# Problem description
Do not copy the pictures; transcribe all other material exactly.

# Dataset section
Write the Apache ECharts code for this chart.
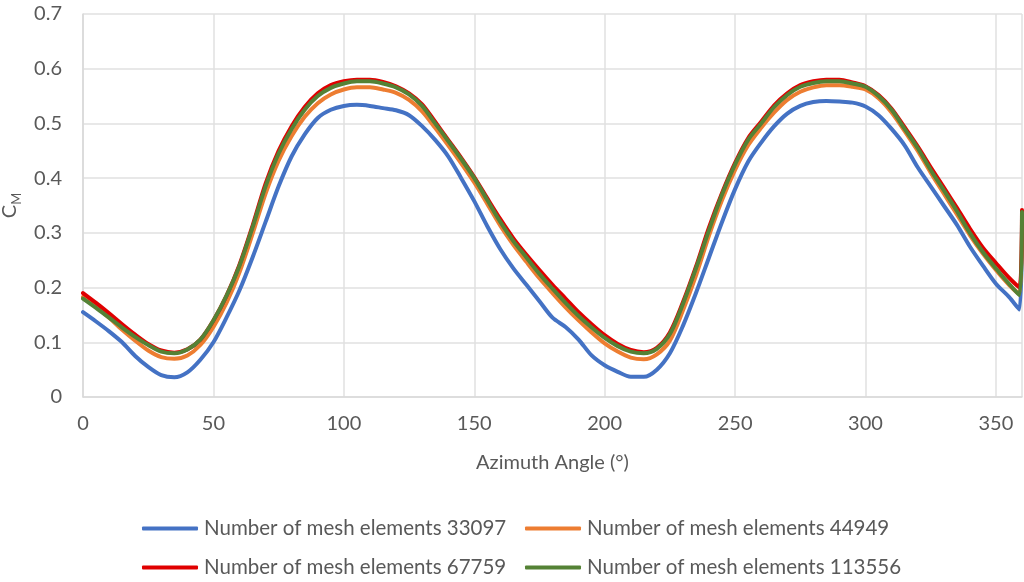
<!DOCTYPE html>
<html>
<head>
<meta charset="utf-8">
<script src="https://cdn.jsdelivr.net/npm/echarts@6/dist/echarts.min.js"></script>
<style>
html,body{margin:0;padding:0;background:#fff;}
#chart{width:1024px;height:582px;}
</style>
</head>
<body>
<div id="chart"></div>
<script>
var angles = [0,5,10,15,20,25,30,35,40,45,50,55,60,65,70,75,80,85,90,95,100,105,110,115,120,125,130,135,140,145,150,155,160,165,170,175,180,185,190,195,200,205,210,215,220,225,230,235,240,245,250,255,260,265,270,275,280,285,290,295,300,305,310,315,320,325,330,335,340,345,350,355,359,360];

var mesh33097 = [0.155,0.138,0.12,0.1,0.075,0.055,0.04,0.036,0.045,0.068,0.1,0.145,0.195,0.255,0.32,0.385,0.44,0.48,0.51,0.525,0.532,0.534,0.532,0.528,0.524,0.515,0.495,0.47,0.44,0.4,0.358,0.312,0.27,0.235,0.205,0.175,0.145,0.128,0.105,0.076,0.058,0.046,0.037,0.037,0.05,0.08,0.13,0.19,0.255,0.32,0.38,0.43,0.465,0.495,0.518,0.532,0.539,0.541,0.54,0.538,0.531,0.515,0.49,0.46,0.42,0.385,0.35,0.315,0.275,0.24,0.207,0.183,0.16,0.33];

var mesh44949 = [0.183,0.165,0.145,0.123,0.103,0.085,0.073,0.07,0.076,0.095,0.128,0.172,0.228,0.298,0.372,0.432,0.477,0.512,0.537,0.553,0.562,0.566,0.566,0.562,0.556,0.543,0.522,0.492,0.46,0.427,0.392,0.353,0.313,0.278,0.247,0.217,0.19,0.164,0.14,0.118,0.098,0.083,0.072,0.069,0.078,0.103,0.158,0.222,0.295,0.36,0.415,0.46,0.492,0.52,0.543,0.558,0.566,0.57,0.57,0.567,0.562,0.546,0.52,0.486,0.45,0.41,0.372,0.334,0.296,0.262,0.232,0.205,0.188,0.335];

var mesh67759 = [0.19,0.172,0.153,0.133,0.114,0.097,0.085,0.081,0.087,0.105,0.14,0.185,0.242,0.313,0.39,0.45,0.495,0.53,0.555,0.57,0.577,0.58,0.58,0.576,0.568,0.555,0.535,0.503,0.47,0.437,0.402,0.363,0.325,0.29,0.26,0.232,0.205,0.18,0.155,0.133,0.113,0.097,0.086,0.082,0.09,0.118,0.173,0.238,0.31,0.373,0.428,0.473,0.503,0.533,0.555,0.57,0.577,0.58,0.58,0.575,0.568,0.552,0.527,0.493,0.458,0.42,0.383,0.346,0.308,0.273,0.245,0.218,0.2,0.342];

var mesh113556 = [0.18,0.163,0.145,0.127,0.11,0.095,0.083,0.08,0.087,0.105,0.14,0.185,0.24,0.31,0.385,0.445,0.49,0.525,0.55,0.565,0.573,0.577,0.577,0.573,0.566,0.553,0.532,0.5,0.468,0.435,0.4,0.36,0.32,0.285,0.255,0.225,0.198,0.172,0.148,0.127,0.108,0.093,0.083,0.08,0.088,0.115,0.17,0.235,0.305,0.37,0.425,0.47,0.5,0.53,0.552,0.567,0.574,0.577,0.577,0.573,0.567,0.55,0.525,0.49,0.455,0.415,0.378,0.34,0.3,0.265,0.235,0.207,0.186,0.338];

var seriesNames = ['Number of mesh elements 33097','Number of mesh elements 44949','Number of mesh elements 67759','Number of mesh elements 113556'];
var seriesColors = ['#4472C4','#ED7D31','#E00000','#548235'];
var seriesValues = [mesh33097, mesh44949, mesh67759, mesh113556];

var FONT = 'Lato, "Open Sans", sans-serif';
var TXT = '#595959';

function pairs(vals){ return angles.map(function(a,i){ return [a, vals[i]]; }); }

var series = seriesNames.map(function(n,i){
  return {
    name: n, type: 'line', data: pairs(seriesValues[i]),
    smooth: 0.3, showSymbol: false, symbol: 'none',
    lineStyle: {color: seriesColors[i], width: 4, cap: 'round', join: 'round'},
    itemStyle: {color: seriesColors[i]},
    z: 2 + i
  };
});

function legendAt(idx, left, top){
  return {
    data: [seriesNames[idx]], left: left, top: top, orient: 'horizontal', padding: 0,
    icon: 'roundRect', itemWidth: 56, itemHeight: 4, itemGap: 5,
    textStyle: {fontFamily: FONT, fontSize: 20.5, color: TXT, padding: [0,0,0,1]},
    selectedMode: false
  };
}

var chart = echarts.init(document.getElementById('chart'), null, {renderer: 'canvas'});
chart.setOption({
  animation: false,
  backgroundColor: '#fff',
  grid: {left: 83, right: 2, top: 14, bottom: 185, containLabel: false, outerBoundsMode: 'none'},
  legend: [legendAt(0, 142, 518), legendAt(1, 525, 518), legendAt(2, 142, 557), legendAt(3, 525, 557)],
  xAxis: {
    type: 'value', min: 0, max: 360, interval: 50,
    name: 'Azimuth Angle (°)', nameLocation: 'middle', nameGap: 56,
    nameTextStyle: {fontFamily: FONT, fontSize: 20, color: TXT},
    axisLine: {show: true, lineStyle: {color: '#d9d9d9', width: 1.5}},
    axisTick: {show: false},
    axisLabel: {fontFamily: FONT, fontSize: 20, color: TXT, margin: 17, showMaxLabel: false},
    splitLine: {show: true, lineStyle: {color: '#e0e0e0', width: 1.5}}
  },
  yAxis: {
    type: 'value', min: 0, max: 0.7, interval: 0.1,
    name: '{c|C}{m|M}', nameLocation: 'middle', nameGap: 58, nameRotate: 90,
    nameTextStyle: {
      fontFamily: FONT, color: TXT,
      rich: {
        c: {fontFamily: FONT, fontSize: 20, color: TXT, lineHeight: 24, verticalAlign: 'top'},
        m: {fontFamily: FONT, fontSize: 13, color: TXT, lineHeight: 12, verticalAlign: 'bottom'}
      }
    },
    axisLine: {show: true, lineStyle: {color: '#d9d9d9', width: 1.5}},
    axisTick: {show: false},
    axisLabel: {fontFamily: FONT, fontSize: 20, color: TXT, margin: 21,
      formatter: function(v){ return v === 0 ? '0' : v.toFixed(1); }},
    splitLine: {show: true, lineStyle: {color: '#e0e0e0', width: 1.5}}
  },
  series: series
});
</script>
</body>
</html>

# Written answer
Write the Apache ECharts code for this chart.
<!DOCTYPE html>
<html>
<head>
<meta charset="utf-8">
<script src="https://cdn.jsdelivr.net/npm/echarts@6/dist/echarts.min.js"></script>
<style>
html,body{margin:0;padding:0;background:#fff;}
#chart{width:1024px;height:582px;}
</style>
</head>
<body>
<div id="chart"></div>
<script>
var angles = [0,5,10,15,20,25,30,35,40,45,50,55,60,65,70,75,80,85,90,95,100,105,110,115,120,125,130,135,140,145,150,155,160,165,170,175,180,185,190,195,200,205,210,215,220,225,230,235,240,245,250,255,260,265,270,275,280,285,290,295,300,305,310,315,320,325,330,335,340,345,350,355,359,360];

var mesh33097 = [0.155,0.138,0.12,0.1,0.075,0.055,0.04,0.036,0.045,0.068,0.1,0.145,0.195,0.255,0.32,0.385,0.44,0.48,0.51,0.525,0.532,0.534,0.532,0.528,0.524,0.515,0.495,0.47,0.44,0.4,0.358,0.312,0.27,0.235,0.205,0.175,0.145,0.128,0.105,0.076,0.058,0.046,0.037,0.037,0.05,0.08,0.13,0.19,0.255,0.32,0.38,0.43,0.465,0.495,0.518,0.532,0.539,0.541,0.54,0.538,0.531,0.515,0.49,0.46,0.42,0.385,0.35,0.315,0.275,0.24,0.207,0.183,0.16,0.33];

var mesh44949 = [0.183,0.165,0.145,0.123,0.103,0.085,0.073,0.07,0.076,0.095,0.128,0.172,0.228,0.298,0.372,0.432,0.477,0.512,0.537,0.553,0.562,0.566,0.566,0.562,0.556,0.543,0.522,0.492,0.46,0.427,0.392,0.353,0.313,0.278,0.247,0.217,0.19,0.164,0.14,0.118,0.098,0.083,0.072,0.069,0.078,0.103,0.158,0.222,0.295,0.36,0.415,0.46,0.492,0.52,0.543,0.558,0.566,0.57,0.57,0.567,0.562,0.546,0.52,0.486,0.45,0.41,0.372,0.334,0.296,0.262,0.232,0.205,0.188,0.335];

var mesh67759 = [0.19,0.172,0.153,0.133,0.114,0.097,0.085,0.081,0.087,0.105,0.14,0.185,0.242,0.313,0.39,0.45,0.495,0.53,0.555,0.57,0.577,0.58,0.58,0.576,0.568,0.555,0.535,0.503,0.47,0.437,0.402,0.363,0.325,0.29,0.26,0.232,0.205,0.18,0.155,0.133,0.113,0.097,0.086,0.082,0.09,0.118,0.173,0.238,0.31,0.373,0.428,0.473,0.503,0.533,0.555,0.57,0.577,0.58,0.58,0.575,0.568,0.552,0.527,0.493,0.458,0.42,0.383,0.346,0.308,0.273,0.245,0.218,0.2,0.342];

var mesh113556 = [0.18,0.163,0.145,0.127,0.11,0.095,0.083,0.08,0.087,0.105,0.14,0.185,0.24,0.31,0.385,0.445,0.49,0.525,0.55,0.565,0.573,0.577,0.577,0.573,0.566,0.553,0.532,0.5,0.468,0.435,0.4,0.36,0.32,0.285,0.255,0.225,0.198,0.172,0.148,0.127,0.108,0.093,0.083,0.08,0.088,0.115,0.17,0.235,0.305,0.37,0.425,0.47,0.5,0.53,0.552,0.567,0.574,0.577,0.577,0.573,0.567,0.55,0.525,0.49,0.455,0.415,0.378,0.34,0.3,0.265,0.235,0.207,0.186,0.338];

var seriesNames = ['Number of mesh elements 33097','Number of mesh elements 44949','Number of mesh elements 67759','Number of mesh elements 113556'];
var seriesColors = ['#4472C4','#ED7D31','#E00000','#548235'];
var seriesValues = [mesh33097, mesh44949, mesh67759, mesh113556];

var FONT = 'Lato, "Open Sans", sans-serif';
var TXT = '#595959';

function pairs(vals){ return angles.map(function(a,i){ return [a, vals[i]]; }); }

var series = seriesNames.map(function(n,i){
  return {
    name: n, type: 'line', data: pairs(seriesValues[i]),
    smooth: 0.3, showSymbol: false, symbol: 'none',
    lineStyle: {color: seriesColors[i], width: 4, cap: 'round', join: 'round'},
    itemStyle: {color: seriesColors[i]},
    z: 2 + i
  };
});

function legendAt(idx, left, top){
  return {
    data: [seriesNames[idx]], left: left, top: top, orient: 'horizontal', padding: 0,
    icon: 'roundRect', itemWidth: 56, itemHeight: 4, itemGap: 5,
    textStyle: {fontFamily: FONT, fontSize: 20.5, color: TXT, padding: [0,0,0,1]},
    selectedMode: false
  };
}

var chart = echarts.init(document.getElementById('chart'), null, {renderer: 'canvas'});
chart.setOption({
  animation: false,
  backgroundColor: '#fff',
  grid: {left: 83, right: 2, top: 14, bottom: 185, containLabel: false, outerBoundsMode: 'none'},
  legend: [legendAt(0, 142, 518), legendAt(1, 525, 518), legendAt(2, 142, 557), legendAt(3, 525, 557)],
  xAxis: {
    type: 'value', min: 0, max: 360, interval: 50,
    name: 'Azimuth Angle (°)', nameLocation: 'middle', nameGap: 56,
    nameTextStyle: {fontFamily: FONT, fontSize: 20, color: TXT},
    axisLine: {show: true, lineStyle: {color: '#d9d9d9', width: 1.5}},
    axisTick: {show: false},
    axisLabel: {fontFamily: FONT, fontSize: 20, color: TXT, margin: 17, showMaxLabel: false},
    splitLine: {show: true, lineStyle: {color: '#e0e0e0', width: 1.5}}
  },
  yAxis: {
    type: 'value', min: 0, max: 0.7, interval: 0.1,
    name: '{c|C}{m|M}', nameLocation: 'middle', nameGap: 58, nameRotate: 90,
    nameTextStyle: {
      fontFamily: FONT, color: TXT,
      rich: {
        c: {fontFamily: FONT, fontSize: 20, color: TXT, lineHeight: 24, verticalAlign: 'top'},
        m: {fontFamily: FONT, fontSize: 13, color: TXT, lineHeight: 12, verticalAlign: 'bottom'}
      }
    },
    axisLine: {show: true, lineStyle: {color: '#d9d9d9', width: 1.5}},
    axisTick: {show: false},
    axisLabel: {fontFamily: FONT, fontSize: 20, color: TXT, margin: 21,
      formatter: function(v){ return v === 0 ? '0' : v.toFixed(1); }},
    splitLine: {show: true, lineStyle: {color: '#e0e0e0', width: 1.5}}
  },
  series: series
});
</script>
</body>
</html>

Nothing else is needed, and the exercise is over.